-- start --

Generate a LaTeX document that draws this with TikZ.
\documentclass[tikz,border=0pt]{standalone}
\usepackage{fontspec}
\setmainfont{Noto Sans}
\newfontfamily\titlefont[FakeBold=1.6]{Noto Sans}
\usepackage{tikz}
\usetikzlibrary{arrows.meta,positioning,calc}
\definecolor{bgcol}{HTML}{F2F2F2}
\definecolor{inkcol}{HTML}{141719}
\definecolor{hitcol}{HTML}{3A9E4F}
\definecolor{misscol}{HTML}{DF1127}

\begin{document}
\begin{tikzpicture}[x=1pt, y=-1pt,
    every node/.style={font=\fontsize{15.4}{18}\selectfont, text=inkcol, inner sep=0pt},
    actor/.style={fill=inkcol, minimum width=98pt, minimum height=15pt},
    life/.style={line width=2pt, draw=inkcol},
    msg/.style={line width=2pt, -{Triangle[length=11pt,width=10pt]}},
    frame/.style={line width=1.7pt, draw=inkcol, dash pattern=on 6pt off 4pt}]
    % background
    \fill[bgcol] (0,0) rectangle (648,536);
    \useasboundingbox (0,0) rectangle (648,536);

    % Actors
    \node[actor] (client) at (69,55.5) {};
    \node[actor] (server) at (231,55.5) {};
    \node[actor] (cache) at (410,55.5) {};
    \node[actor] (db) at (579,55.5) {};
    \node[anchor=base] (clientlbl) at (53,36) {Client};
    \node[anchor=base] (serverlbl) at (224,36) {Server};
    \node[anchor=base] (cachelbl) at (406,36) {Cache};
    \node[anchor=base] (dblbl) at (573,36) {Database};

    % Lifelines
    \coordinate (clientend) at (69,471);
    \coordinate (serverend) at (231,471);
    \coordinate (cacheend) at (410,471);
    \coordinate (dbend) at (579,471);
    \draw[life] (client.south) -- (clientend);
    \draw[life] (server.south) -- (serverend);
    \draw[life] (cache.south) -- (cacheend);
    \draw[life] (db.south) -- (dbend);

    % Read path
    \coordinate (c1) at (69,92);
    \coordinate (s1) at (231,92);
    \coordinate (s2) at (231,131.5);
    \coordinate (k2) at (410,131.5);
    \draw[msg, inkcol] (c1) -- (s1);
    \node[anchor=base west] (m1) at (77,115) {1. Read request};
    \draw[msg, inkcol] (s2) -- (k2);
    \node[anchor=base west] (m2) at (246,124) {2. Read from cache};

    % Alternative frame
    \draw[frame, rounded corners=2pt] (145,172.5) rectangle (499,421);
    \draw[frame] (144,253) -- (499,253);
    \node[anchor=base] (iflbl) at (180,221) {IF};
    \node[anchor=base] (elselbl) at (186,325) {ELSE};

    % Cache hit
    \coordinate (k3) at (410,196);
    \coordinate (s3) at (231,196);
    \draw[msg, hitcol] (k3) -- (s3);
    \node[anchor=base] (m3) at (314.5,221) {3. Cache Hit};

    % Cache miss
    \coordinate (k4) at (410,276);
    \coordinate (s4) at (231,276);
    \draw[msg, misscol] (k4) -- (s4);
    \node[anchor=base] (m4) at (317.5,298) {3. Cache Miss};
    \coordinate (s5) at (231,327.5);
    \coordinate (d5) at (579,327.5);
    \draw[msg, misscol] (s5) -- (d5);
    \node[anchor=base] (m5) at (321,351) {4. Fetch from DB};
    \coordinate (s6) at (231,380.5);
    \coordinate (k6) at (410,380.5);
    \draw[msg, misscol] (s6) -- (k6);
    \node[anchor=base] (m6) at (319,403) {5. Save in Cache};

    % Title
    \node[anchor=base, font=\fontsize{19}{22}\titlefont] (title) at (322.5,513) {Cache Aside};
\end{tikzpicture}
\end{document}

-- end --

▶ [Exercise description]: From the listing above, extract every line exactly as it stands.

▶ [Result below]:
Generate a LaTeX document that draws this with TikZ.
\documentclass[tikz,border=0pt]{standalone}
\usepackage{fontspec}
\setmainfont{Noto Sans}
\newfontfamily\titlefont[FakeBold=1.6]{Noto Sans}
\usepackage{tikz}
\usetikzlibrary{arrows.meta,positioning,calc}
\definecolor{bgcol}{HTML}{F2F2F2}
\definecolor{inkcol}{HTML}{141719}
\definecolor{hitcol}{HTML}{3A9E4F}
\definecolor{misscol}{HTML}{DF1127}

\begin{document}
\begin{tikzpicture}[x=1pt, y=-1pt,
    every node/.style={font=\fontsize{15.4}{18}\selectfont, text=inkcol, inner sep=0pt},
    actor/.style={fill=inkcol, minimum width=98pt, minimum height=15pt},
    life/.style={line width=2pt, draw=inkcol},
    msg/.style={line width=2pt, -{Triangle[length=11pt,width=10pt]}},
    frame/.style={line width=1.7pt, draw=inkcol, dash pattern=on 6pt off 4pt}]
    % background
    \fill[bgcol] (0,0) rectangle (648,536);
    \useasboundingbox (0,0) rectangle (648,536);

    % Actors
    \node[actor] (client) at (69,55.5) {};
    \node[actor] (server) at (231,55.5) {};
    \node[actor] (cache) at (410,55.5) {};
    \node[actor] (db) at (579,55.5) {};
    \node[anchor=base] (clientlbl) at (53,36) {Client};
    \node[anchor=base] (serverlbl) at (224,36) {Server};
    \node[anchor=base] (cachelbl) at (406,36) {Cache};
    \node[anchor=base] (dblbl) at (573,36) {Database};

    % Lifelines
    \coordinate (clientend) at (69,471);
    \coordinate (serverend) at (231,471);
    \coordinate (cacheend) at (410,471);
    \coordinate (dbend) at (579,471);
    \draw[life] (client.south) -- (clientend);
    \draw[life] (server.south) -- (serverend);
    \draw[life] (cache.south) -- (cacheend);
    \draw[life] (db.south) -- (dbend);

    % Read path
    \coordinate (c1) at (69,92);
    \coordinate (s1) at (231,92);
    \coordinate (s2) at (231,131.5);
    \coordinate (k2) at (410,131.5);
    \draw[msg, inkcol] (c1) -- (s1);
    \node[anchor=base west] (m1) at (77,115) {1. Read request};
    \draw[msg, inkcol] (s2) -- (k2);
    \node[anchor=base west] (m2) at (246,124) {2. Read from cache};

    % Alternative frame
    \draw[frame, rounded corners=2pt] (145,172.5) rectangle (499,421);
    \draw[frame] (144,253) -- (499,253);
    \node[anchor=base] (iflbl) at (180,221) {IF};
    \node[anchor=base] (elselbl) at (186,325) {ELSE};

    % Cache hit
    \coordinate (k3) at (410,196);
    \coordinate (s3) at (231,196);
    \draw[msg, hitcol] (k3) -- (s3);
    \node[anchor=base] (m3) at (314.5,221) {3. Cache Hit};

    % Cache miss
    \coordinate (k4) at (410,276);
    \coordinate (s4) at (231,276);
    \draw[msg, misscol] (k4) -- (s4);
    \node[anchor=base] (m4) at (317.5,298) {3. Cache Miss};
    \coordinate (s5) at (231,327.5);
    \coordinate (d5) at (579,327.5);
    \draw[msg, misscol] (s5) -- (d5);
    \node[anchor=base] (m5) at (321,351) {4. Fetch from DB};
    \coordinate (s6) at (231,380.5);
    \coordinate (k6) at (410,380.5);
    \draw[msg, misscol] (s6) -- (k6);
    \node[anchor=base] (m6) at (319,403) {5. Save in Cache};

    % Title
    \node[anchor=base, font=\fontsize{19}{22}\titlefont] (title) at (322.5,513) {Cache Aside};
\end{tikzpicture}
\end{document}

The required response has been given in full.